-- Begin Excerpted records --

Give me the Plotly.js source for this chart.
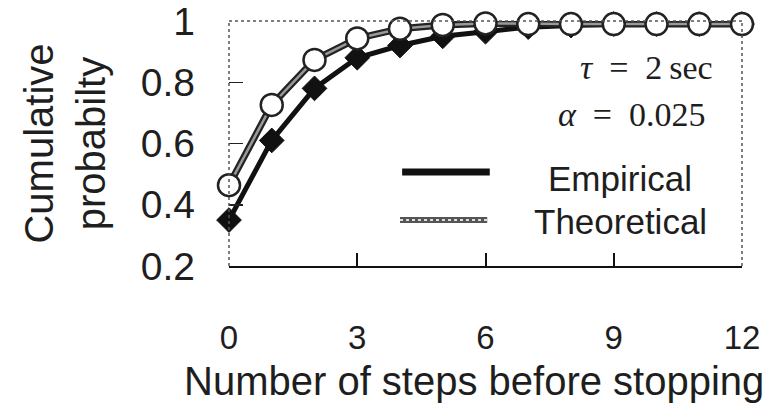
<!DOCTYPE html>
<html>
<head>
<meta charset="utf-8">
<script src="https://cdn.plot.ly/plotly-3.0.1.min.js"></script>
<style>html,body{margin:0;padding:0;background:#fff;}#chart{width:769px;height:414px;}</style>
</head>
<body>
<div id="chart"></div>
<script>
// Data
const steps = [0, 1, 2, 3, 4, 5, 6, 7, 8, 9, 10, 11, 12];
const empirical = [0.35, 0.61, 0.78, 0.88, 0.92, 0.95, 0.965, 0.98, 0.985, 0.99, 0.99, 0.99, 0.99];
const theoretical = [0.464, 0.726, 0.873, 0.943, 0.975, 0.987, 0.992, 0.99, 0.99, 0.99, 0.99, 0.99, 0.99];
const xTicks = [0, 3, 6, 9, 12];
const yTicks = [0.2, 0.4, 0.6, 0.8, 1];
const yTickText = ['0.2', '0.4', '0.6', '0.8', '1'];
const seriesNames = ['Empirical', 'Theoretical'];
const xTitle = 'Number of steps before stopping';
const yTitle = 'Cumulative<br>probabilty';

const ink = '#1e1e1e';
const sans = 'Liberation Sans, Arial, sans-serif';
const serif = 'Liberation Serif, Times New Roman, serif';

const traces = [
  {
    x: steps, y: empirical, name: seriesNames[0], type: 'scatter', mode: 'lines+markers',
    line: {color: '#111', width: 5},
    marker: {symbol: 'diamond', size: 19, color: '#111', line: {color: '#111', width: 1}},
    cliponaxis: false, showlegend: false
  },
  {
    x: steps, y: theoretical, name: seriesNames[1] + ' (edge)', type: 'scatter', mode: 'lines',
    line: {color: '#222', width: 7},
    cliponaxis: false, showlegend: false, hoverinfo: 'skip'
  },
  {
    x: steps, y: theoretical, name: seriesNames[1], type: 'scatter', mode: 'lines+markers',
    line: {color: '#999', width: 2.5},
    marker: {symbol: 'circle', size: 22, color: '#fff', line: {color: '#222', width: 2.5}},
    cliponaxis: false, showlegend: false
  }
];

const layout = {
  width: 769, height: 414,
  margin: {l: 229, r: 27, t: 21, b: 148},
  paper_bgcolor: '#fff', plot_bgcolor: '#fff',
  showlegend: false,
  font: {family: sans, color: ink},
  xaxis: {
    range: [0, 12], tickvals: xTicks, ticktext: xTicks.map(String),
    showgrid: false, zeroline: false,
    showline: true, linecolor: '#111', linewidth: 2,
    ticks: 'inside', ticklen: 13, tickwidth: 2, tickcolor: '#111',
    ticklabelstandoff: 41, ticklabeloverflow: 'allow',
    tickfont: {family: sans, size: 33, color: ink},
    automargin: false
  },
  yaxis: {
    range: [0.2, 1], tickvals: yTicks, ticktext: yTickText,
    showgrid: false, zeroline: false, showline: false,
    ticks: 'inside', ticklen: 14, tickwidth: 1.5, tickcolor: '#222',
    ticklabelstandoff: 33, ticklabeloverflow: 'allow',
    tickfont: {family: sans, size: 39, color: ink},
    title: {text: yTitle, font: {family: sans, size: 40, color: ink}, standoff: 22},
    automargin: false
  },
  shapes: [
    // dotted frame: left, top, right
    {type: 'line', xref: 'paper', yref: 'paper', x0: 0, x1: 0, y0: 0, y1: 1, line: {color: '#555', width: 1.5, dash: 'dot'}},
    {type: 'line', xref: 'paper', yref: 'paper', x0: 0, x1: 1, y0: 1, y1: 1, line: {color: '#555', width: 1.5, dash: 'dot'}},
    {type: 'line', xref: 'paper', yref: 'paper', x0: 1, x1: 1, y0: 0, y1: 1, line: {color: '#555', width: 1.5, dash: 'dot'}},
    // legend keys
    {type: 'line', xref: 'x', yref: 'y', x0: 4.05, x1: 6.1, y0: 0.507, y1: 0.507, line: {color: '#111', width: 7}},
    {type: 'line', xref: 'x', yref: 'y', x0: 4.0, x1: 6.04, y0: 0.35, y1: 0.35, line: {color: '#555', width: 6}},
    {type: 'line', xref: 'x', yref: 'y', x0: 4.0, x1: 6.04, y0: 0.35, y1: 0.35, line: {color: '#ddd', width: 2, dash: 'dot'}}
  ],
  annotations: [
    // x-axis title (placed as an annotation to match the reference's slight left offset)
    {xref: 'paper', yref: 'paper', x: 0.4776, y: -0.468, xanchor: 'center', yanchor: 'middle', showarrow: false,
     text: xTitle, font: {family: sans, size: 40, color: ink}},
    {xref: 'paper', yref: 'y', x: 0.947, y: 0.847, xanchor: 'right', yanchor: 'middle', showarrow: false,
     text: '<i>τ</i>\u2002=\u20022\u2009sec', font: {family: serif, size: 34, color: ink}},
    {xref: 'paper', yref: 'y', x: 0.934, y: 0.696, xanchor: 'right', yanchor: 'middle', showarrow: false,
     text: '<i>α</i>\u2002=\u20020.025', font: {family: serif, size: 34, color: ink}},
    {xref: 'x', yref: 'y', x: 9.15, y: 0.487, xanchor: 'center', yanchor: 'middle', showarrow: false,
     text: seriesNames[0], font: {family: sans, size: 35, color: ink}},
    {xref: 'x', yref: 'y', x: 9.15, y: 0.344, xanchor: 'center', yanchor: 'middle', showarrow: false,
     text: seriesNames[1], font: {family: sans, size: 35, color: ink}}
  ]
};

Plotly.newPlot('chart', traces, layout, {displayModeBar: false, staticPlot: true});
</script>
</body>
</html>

-- End Excerpted records --
-- Begin Excerpted records --

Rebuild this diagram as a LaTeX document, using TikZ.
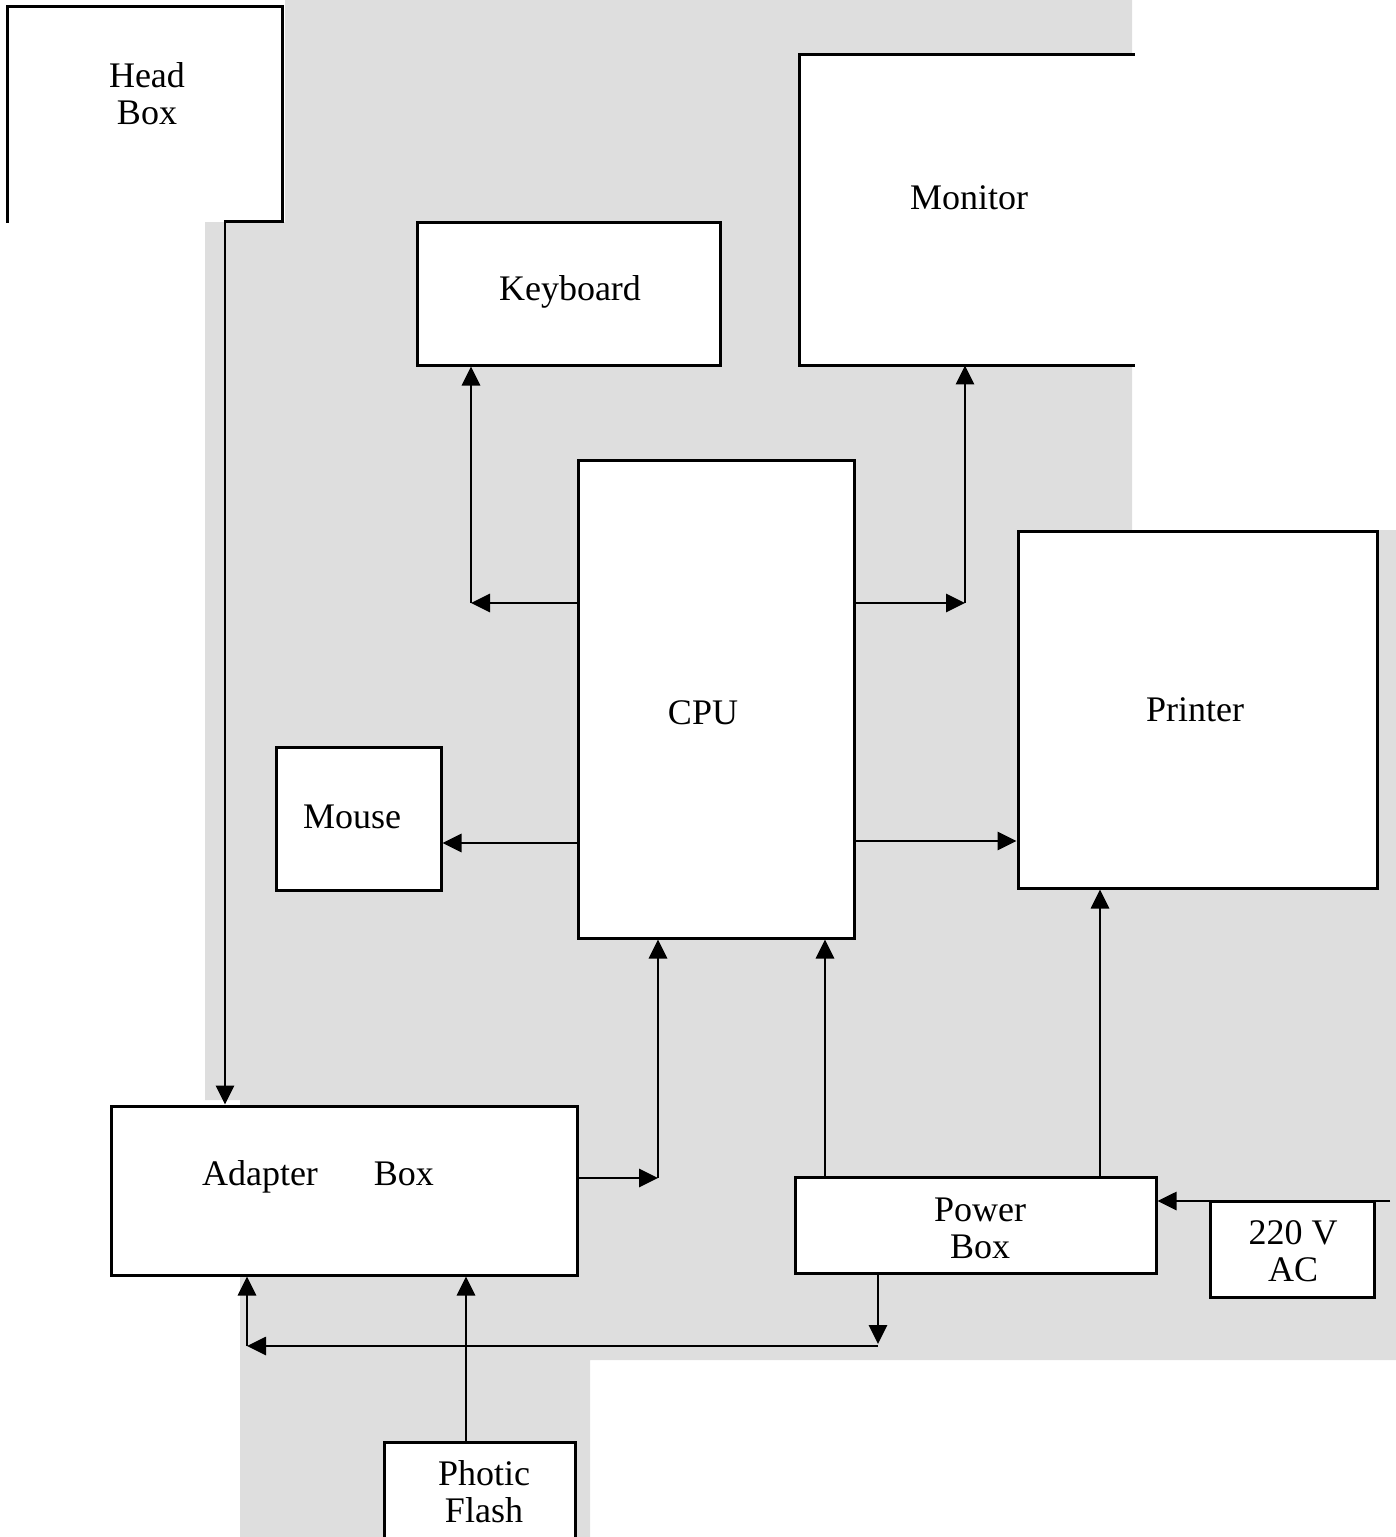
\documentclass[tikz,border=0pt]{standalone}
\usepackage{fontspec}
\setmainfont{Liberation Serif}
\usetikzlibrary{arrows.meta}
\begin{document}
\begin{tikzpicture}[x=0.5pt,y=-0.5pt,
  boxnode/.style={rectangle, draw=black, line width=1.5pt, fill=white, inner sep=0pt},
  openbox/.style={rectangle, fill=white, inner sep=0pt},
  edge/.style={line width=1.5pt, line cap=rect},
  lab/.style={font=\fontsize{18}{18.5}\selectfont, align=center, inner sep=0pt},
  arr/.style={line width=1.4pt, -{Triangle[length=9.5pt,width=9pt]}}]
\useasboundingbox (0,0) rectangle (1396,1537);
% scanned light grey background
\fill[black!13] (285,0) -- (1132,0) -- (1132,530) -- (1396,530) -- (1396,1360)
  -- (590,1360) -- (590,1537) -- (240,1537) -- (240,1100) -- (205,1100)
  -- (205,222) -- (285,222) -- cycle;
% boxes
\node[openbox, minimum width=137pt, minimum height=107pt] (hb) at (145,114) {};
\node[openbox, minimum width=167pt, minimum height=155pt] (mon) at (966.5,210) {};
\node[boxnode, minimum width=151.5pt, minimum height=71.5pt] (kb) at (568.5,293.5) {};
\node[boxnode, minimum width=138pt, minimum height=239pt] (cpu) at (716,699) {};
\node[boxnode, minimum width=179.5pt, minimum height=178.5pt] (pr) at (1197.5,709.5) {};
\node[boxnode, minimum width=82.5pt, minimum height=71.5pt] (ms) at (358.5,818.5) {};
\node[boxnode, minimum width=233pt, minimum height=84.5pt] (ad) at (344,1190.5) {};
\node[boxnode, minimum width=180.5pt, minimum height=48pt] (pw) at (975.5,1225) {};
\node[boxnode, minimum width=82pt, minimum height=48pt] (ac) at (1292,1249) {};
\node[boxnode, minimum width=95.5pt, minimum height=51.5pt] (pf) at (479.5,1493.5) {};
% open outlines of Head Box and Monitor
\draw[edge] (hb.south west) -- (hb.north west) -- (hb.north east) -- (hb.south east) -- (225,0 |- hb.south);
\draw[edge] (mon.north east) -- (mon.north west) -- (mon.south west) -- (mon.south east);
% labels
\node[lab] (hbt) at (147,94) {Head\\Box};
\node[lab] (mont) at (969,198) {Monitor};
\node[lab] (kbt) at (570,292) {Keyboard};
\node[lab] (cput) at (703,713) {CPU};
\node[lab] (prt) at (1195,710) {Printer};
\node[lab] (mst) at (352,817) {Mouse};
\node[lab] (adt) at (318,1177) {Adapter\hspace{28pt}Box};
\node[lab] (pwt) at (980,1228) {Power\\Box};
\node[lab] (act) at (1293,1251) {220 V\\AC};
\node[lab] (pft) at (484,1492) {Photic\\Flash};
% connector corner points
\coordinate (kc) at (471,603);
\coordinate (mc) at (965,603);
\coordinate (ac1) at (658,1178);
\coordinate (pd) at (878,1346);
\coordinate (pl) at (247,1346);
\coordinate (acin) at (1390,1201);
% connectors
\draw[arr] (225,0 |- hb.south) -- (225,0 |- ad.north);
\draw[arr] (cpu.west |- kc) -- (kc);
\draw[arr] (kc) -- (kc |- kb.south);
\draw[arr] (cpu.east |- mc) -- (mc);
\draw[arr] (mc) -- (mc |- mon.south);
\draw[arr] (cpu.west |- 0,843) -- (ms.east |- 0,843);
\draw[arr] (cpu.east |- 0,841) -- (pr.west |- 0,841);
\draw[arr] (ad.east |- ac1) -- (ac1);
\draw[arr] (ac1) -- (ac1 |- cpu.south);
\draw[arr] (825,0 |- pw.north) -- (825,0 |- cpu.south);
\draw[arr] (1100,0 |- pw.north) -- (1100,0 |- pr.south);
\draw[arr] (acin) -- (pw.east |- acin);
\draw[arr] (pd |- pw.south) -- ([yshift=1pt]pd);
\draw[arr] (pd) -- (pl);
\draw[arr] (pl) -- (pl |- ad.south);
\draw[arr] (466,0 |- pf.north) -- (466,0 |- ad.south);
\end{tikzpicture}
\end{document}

-- End Excerpted records --
-- Begin Excerpted records --

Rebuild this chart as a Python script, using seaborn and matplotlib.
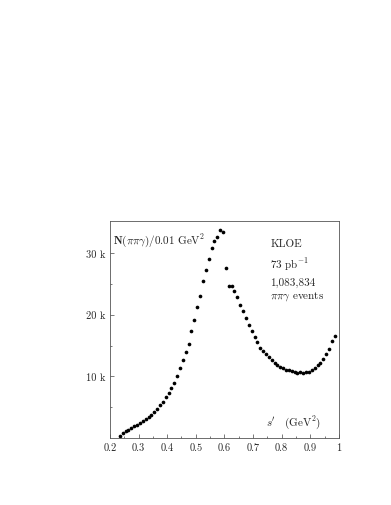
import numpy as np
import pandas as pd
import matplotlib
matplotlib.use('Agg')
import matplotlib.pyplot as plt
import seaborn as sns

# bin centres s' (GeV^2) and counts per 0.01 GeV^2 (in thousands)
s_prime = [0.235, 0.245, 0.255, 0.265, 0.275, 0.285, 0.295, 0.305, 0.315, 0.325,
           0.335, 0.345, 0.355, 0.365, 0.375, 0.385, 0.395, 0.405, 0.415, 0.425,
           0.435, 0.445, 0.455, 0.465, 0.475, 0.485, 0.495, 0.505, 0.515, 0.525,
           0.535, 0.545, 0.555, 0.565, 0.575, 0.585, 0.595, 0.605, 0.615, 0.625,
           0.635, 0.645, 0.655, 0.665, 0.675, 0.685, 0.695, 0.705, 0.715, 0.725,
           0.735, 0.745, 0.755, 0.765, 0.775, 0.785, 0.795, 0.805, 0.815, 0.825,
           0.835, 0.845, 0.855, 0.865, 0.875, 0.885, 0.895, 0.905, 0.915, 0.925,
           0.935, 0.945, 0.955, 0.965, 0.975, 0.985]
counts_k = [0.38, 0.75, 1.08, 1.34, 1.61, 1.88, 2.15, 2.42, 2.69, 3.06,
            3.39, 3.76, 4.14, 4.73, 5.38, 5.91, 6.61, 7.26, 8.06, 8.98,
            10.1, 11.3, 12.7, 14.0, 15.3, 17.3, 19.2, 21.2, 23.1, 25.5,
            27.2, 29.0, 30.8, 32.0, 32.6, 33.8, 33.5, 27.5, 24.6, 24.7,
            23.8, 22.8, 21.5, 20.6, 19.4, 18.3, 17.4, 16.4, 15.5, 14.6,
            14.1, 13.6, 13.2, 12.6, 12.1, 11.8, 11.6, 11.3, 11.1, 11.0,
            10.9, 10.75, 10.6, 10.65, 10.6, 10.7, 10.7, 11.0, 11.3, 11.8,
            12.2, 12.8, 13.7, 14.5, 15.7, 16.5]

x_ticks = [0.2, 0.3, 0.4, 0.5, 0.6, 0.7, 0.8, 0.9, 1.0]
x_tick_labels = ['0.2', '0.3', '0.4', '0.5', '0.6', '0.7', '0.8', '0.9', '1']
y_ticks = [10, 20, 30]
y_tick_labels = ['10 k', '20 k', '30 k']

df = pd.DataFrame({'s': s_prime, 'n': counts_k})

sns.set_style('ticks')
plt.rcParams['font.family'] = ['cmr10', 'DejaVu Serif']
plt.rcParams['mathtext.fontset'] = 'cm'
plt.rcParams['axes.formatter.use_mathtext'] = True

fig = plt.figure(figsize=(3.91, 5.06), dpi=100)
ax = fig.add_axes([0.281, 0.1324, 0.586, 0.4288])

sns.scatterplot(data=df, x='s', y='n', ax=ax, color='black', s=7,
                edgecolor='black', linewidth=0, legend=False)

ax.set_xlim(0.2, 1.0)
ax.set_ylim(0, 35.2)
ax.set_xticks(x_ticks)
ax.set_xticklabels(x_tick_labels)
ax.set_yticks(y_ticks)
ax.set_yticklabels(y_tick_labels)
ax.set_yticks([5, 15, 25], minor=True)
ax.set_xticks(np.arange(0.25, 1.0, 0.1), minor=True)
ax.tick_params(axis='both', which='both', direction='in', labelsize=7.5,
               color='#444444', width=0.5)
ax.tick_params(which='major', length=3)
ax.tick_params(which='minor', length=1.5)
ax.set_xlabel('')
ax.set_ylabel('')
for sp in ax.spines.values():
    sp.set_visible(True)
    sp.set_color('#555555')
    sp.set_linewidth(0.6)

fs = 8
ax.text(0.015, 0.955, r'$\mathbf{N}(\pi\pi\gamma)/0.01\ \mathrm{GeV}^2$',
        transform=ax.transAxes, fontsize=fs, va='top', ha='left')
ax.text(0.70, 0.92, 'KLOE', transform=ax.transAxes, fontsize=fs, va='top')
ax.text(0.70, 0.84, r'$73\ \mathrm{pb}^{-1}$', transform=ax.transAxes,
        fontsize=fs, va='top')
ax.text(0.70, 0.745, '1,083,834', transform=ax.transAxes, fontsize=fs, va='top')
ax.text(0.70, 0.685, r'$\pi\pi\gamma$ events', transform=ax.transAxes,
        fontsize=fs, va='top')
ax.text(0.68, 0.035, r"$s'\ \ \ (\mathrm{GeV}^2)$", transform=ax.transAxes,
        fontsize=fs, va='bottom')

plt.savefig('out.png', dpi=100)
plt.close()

-- End Excerpted records --

→ **Do this**
From the records above, copy exactly the lines starting at the one with "Give me the Plotly.js source for this chart." and ending at the one with "const serif = 'Liberation", and no others. Pictures stay out.

→ **Reply to the task**
Give me the Plotly.js source for this chart.
<!DOCTYPE html>
<html>
<head>
<meta charset="utf-8">
<script src="https://cdn.plot.ly/plotly-3.0.1.min.js"></script>
<style>html,body{margin:0;padding:0;background:#fff;}#chart{width:769px;height:414px;}</style>
</head>
<body>
<div id="chart"></div>
<script>
// Data
const steps = [0, 1, 2, 3, 4, 5, 6, 7, 8, 9, 10, 11, 12];
const empirical = [0.35, 0.61, 0.78, 0.88, 0.92, 0.95, 0.965, 0.98, 0.985, 0.99, 0.99, 0.99, 0.99];
const theoretical = [0.464, 0.726, 0.873, 0.943, 0.975, 0.987, 0.992, 0.99, 0.99, 0.99, 0.99, 0.99, 0.99];
const xTicks = [0, 3, 6, 9, 12];
const yTicks = [0.2, 0.4, 0.6, 0.8, 1];
const yTickText = ['0.2', '0.4', '0.6', '0.8', '1'];
const seriesNames = ['Empirical', 'Theoretical'];
const xTitle = 'Number of steps before stopping';
const yTitle = 'Cumulative<br>probabilty';

const ink = '#1e1e1e';
const sans = 'Liberation Sans, Arial, sans-serif';
const serif = 'Liberation Serif, Times New Roman, serif';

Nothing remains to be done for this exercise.